Insofar as “the union of soul and body” is distinct from the “I think,” it too belongs to the doubtable external world. The “I think” can never be sure it’s not just a brain in a vat or thing plugged into the Matrix. In conversion disorder, the primary betrayal must be assigned to the body-soul. But it’s not only a betrayal, it’s a usurpation! As Althusser pointed out in his ISA essay (which DG refer to in their treatment of subjectification), the term “subject” has always had two senses: the sense of sovereignity and the sense of servitude. We could also put this in terms of action and passion. A subject in the first sense is that which acts autonomously and a subject in the second sense is that which is helplessly acted upon. In normal circumstances, the Cogito considers itself sovereign over its body-soul; it considers the latter to be its subject. “Here, do this. Now, go over there. Embarrass yourself in the following manner…” But in eye-twitching and conversion disorder, the Cogito finds itself subjected to its subject. It finds itself betrayed and rendered utterly passive. And how easily the betrayal takes place! And how helpless the Cogito is to do anything about it! All it can do is wait until the body-soul grows weary of its autonomy and resumes its previous quietude.

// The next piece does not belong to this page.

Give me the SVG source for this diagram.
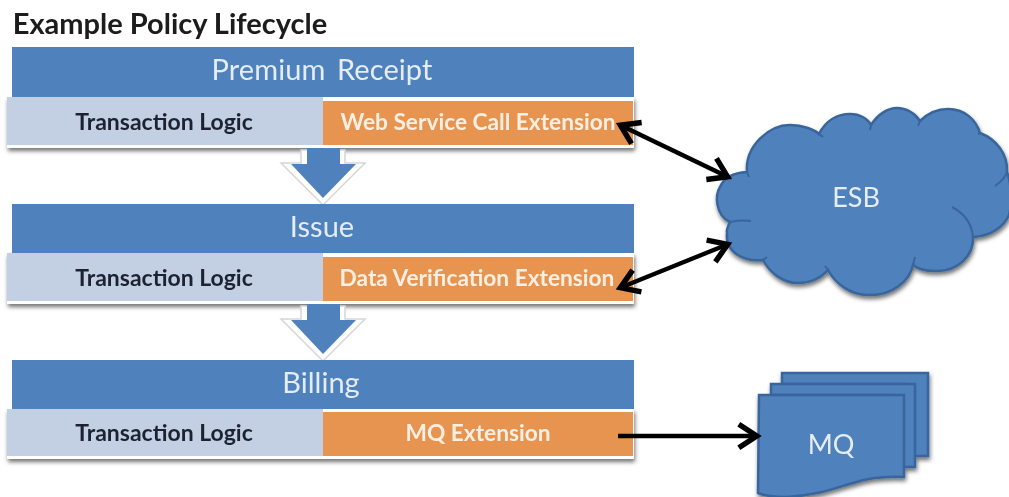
<svg xmlns="http://www.w3.org/2000/svg" width="1009" height="497" viewBox="0 0 1009 497">
<style>
text{font-family:Lato,"Liberation Sans",sans-serif;text-anchor:middle}
.head{fill:#4f81bd}
.light{fill:#c3cfe3}
.orange{fill:#e6944f}
.hd{fill:#e4ecf6;font-size:29px}
.logic{fill:#1c2433;font-size:23px;font-weight:700}
.ext{fill:#fbeee2;font-size:22.7px;font-weight:700}
.big{fill:#e6edf6;font-size:27px}
.conn{fill:none;stroke:#000;stroke-width:4.5}
.sh{stroke:#38659b;stroke-width:2.5;fill:#4f81bd}
.in{fill:none;stroke:#38659b;stroke-width:2}
.halo{fill:#fff;stroke:#d6d6d6;stroke-width:1.5}
</style>
<defs>
<filter id="s" x="-5%" y="-10%" width="110%" height="125%"><feDropShadow dx="1" dy="3" stdDeviation="2" flood-color="#000" flood-opacity=".55"/></filter>
<filter id="b" filterUnits="userSpaceOnUse" x="0" y="0" width="1009" height="497"><feGaussianBlur stdDeviation=".7"/></filter>
<marker id="a" viewBox="0 0 16 16" refX="12" refY="8" markerWidth="6.4" markerHeight="6.4" orient="auto-start-reverse" markerUnits="strokeWidth"><path d="M3 1.5L13 8L3 14.5" fill="none" stroke="#000" stroke-width="3"/></marker>
</defs>
<g filter="url(#b)">
<text x="170" y="34" style="font-size:29px;font-weight:700;fill:#1a1a1a">Example Policy Lifecycle</text>

<g id="premium">
<rect x="7" y="97" width="627" height="51" fill="#fff" filter="url(#s)"/>
<rect class="head" x="12" y="47" width="622" height="50"/>
<rect class="light" x="7" y="97" width="316" height="48"/>
<rect class="orange" x="323" y="101" width="310" height="44"/>
<text class="hd" x="322" y="80" style="word-spacing:4px;letter-spacing:.1px">Premium Receipt</text>
<text class="logic" x="164" y="130">Transaction Logic</text>
<text class="ext" x="478" y="130">Web Service Call Extension</text>
</g>
<g id="arrow1"><path class="halo" d="M281 163H301V150H345V163H365L323 205Z"/><path class="head" d="M291 164H307V148H340V164H356L323 198Z"/></g>

<g id="issue">
<rect x="7" y="253" width="627" height="51" fill="#fff" filter="url(#s)"/>
<rect class="head" x="12" y="204" width="622" height="49"/>
<rect class="light" x="7" y="253" width="316" height="48"/>
<rect class="orange" x="323" y="257" width="310" height="44"/>
<text class="hd" x="322" y="237">Issue</text>
<text class="logic" x="164" y="286">Transaction Logic</text>
<text class="ext" x="477" y="286">Data Verification Extension</text>
</g>
<g id="arrow2"><path class="halo" d="M281 319H301V306H345V319H365L323 361Z"/><path class="head" d="M291 320H307V304H340V320H356L323 354Z"/></g>

<g id="billing">
<rect x="7" y="409" width="627" height="50" fill="#fff" filter="url(#s)"/>
<rect class="head" x="12" y="360" width="622" height="49"/>
<rect class="light" x="7" y="409" width="316" height="47"/>
<rect class="orange" x="323" y="412" width="310" height="44"/>
<text class="hd" x="321" y="393">Billing</text>
<text class="logic" x="164" y="441">Transaction Logic</text>
<text class="ext" x="478" y="441">MQ Extension</text>
</g>

<g id="esb" filter="url(#s)">
<path class="sh" d="M747 172C745 145 770 125 790 125C803 125 815 130 819 134C826 120 838 114 850 114C860 114 868 119 871 125C878 114 888 108 897 108C906 108 915 113 920 121C928 113 938 109 948 109C965 109 976 120 980 133C996 139 1008 154 1007 172C1012 185 1012 205 1009 215C1003 228 990 236 973 237C974 255 958 272 935 271C927 271 918 269 913 265C910 280 893 296 868 295C850 295 835 283 828 270C818 281 808 283 798 283C783 283 770 273 763 260C745 262 725 253 727 233C726 230 728 226 730 222C715 215 715 195 720 187C723 180 730 173 747 172Z"/>
<path class="in" d="M747 172L749 177M819 134L823 137M871 125L870 130M920 121L918 126M980 133L978 134M1007 172C1005 178 1001 182 995 186M973 237C972 225 965 214 952 207M913 265L915 257M828 270L825 266M763 260L767 257M730 222C737 220 743 220 751 221"/>
<text class="big" x="856" y="207" stroke="none">ESB</text>
</g>

<g id="mq" filter="url(#s)">
<path class="sh" d="M782 373H928V456H905V384H782Z"/>
<path class="sh" d="M771 384H915V467H893V395H771Z"/>
<path class="sh" d="M759 395H904V477C885 476 868 478 853 483C838 487 820 495 787 497C775 497 765 496 758 493Z"/>
<text class="big" x="831" y="454" stroke="none">MQ</text>
</g>

<g id="connectors">
<path class="conn" d="M622 126L726 176" marker-start="url(#a)" marker-end="url(#a)"/>
<path class="conn" d="M622 287L726 245" marker-start="url(#a)" marker-end="url(#a)"/>
<path class="conn" d="M618 436H755" marker-end="url(#a)"/>
</g>
</g>
</svg>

Consciousness, stratified by subjectification at least, is already a couple. And as a couple, it takes for granted Masoch’s law that one of its components must serve as anvil to the other’s hammer.
Scanning several of the interviews Ms. Sanchez gave, I noted the following. When the interview took place at her home, she always led the interviewer over to a wall that displayed some paintings that I can only assume are her own. (“I was in art class. I was in two art classes!”) One can quickly grasp the significance of this repeated gesture. Look, that was me then, and this is me now. On the surface, the temporal division between a past plenitude and a present deprivation is clear-cut. But when she looks at those paintings, does she see in them signs of the later betrayal?
At least in the interviews, she refuses the diagnosis of conversion disorder. She did not betray herself. Something else did: some as yet unidentified pathogen, some biological or environmental agent. And insofar as the neurologists treating her insist otherwise, they are betraying her too. She has become absolutely deterritorialized. But the line remains a negative one. How to tilt it toward the BwO is the therapeutic question the schizoanalyst must ask.